- MATERIAL SUPPLIED -

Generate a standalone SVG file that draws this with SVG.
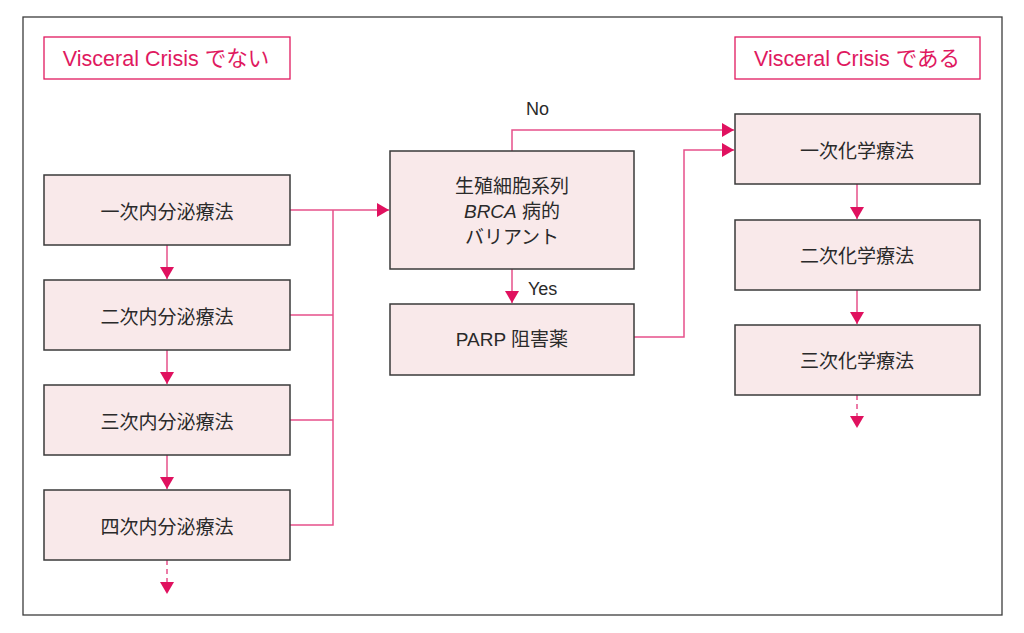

==

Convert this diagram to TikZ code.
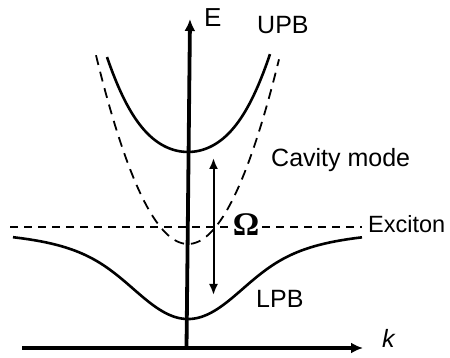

* * *

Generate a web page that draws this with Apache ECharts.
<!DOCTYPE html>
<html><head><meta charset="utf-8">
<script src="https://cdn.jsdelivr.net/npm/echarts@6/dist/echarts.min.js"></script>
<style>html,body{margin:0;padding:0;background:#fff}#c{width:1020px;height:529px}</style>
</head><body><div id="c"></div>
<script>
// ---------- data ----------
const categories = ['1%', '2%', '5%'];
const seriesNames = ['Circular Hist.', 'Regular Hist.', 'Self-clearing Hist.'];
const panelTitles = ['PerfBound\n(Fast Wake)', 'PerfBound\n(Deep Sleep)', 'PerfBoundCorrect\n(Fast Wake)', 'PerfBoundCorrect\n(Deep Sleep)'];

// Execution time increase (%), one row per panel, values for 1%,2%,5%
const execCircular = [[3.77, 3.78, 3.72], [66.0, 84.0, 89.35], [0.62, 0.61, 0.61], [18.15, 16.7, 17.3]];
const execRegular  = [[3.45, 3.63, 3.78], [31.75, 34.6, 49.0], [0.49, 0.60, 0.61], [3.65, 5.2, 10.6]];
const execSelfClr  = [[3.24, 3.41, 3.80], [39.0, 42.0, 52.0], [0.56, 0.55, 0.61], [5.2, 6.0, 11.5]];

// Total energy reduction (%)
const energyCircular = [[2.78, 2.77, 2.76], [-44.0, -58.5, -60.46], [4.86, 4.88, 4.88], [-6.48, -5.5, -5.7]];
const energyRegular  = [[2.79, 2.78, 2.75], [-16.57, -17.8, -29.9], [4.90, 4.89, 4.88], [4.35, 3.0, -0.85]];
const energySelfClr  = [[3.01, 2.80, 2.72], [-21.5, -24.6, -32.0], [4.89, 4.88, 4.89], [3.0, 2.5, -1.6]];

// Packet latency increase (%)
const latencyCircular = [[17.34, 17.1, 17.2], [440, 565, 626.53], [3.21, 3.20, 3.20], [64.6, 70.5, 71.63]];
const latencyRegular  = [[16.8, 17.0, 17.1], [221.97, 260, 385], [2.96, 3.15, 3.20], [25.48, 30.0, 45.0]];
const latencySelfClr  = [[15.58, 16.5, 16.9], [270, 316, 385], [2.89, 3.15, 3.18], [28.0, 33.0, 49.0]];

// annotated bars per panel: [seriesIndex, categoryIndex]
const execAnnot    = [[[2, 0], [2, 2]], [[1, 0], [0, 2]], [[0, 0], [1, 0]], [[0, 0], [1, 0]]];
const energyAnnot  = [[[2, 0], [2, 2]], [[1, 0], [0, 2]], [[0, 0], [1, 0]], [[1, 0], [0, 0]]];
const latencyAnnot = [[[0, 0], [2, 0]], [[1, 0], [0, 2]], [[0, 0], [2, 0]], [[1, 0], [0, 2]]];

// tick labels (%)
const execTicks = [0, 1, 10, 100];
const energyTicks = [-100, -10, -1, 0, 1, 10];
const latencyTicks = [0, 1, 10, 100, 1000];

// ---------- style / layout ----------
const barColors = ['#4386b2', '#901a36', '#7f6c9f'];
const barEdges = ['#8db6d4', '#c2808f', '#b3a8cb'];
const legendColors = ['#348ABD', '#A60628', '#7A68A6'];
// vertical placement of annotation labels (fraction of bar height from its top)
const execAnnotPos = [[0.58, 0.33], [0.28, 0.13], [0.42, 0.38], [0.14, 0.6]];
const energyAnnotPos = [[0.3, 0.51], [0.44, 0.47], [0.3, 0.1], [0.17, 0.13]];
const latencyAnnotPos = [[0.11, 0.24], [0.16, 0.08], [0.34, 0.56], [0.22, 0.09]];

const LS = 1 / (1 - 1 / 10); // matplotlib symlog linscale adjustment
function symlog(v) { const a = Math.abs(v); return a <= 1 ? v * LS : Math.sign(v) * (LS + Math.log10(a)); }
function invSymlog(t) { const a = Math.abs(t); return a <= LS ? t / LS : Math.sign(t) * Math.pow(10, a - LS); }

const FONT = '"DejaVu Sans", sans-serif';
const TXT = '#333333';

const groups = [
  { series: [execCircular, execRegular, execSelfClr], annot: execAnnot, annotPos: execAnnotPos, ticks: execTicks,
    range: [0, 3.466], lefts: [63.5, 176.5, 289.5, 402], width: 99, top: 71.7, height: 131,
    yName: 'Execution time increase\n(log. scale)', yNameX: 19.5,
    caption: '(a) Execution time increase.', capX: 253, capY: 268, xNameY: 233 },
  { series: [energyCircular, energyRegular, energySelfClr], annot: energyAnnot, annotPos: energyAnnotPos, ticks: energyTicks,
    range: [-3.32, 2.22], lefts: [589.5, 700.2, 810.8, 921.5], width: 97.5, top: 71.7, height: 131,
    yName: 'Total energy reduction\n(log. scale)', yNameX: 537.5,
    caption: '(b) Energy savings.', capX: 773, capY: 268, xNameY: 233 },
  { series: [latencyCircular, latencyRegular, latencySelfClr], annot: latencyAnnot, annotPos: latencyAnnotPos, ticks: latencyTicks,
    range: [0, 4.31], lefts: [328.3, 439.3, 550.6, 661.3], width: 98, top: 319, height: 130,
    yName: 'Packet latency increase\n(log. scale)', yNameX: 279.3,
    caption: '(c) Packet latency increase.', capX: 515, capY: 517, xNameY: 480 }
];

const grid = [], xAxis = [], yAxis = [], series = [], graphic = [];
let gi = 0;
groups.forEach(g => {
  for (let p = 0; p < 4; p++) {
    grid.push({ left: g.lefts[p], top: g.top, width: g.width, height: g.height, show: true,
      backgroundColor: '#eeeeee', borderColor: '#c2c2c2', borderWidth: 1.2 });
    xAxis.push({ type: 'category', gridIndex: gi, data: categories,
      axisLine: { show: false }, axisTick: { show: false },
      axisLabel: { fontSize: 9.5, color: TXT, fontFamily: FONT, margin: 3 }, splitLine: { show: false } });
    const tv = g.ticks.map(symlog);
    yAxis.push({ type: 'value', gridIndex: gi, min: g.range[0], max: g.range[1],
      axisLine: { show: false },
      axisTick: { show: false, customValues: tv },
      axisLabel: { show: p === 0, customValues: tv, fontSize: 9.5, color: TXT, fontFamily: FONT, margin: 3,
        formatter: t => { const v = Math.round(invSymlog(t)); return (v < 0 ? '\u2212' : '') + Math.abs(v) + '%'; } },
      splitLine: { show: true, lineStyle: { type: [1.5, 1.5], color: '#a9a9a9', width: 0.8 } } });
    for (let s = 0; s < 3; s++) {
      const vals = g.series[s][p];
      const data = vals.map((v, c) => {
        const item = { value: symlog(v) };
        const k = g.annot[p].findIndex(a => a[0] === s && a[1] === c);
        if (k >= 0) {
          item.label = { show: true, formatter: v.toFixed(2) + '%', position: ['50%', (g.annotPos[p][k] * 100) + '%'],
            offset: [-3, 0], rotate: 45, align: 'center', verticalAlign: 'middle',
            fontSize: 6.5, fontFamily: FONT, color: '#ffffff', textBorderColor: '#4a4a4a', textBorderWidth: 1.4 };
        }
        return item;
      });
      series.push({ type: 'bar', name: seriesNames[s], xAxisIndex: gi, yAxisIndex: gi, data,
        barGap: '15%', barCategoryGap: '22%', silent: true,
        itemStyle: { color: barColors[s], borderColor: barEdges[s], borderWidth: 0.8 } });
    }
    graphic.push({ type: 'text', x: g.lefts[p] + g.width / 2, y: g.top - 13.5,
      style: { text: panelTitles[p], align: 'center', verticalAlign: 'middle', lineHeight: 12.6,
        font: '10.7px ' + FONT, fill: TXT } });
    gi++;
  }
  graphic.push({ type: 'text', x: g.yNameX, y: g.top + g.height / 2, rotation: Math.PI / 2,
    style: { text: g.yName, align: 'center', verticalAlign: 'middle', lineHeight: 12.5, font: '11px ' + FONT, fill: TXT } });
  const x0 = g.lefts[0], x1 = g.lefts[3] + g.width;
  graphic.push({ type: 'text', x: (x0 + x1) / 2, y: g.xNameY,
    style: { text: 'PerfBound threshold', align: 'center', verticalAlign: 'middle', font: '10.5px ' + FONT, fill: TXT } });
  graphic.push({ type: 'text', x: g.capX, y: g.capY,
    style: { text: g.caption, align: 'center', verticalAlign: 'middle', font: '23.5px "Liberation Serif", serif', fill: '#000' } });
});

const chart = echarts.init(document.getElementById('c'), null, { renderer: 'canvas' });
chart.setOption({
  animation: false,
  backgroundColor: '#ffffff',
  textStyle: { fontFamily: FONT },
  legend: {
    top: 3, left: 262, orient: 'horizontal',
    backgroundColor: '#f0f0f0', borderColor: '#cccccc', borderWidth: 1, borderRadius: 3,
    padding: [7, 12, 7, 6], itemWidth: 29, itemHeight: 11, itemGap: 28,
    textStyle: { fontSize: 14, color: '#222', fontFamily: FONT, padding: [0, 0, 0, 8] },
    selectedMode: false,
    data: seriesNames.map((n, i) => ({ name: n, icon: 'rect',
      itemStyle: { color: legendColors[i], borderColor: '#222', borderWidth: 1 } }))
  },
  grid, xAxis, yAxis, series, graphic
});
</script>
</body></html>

- DIRECTION -
Each line from the line containing "Generate a web" through the line containing "const panelTitles = ['PerfBound\n(Fast" is to be transcribed exactly, and no other line.

- SOLUTION FOR THIS TASK -
Generate a web page that draws this with Apache ECharts.
<!DOCTYPE html>
<html><head><meta charset="utf-8">
<script src="https://cdn.jsdelivr.net/npm/echarts@6/dist/echarts.min.js"></script>
<style>html,body{margin:0;padding:0;background:#fff}#c{width:1020px;height:529px}</style>
</head><body><div id="c"></div>
<script>
// ---------- data ----------
const categories = ['1%', '2%', '5%'];
const seriesNames = ['Circular Hist.', 'Regular Hist.', 'Self-clearing Hist.'];
const panelTitles = ['PerfBound\n(Fast Wake)', 'PerfBound\n(Deep Sleep)', 'PerfBoundCorrect\n(Fast Wake)', 'PerfBoundCorrect\n(Deep Sleep)'];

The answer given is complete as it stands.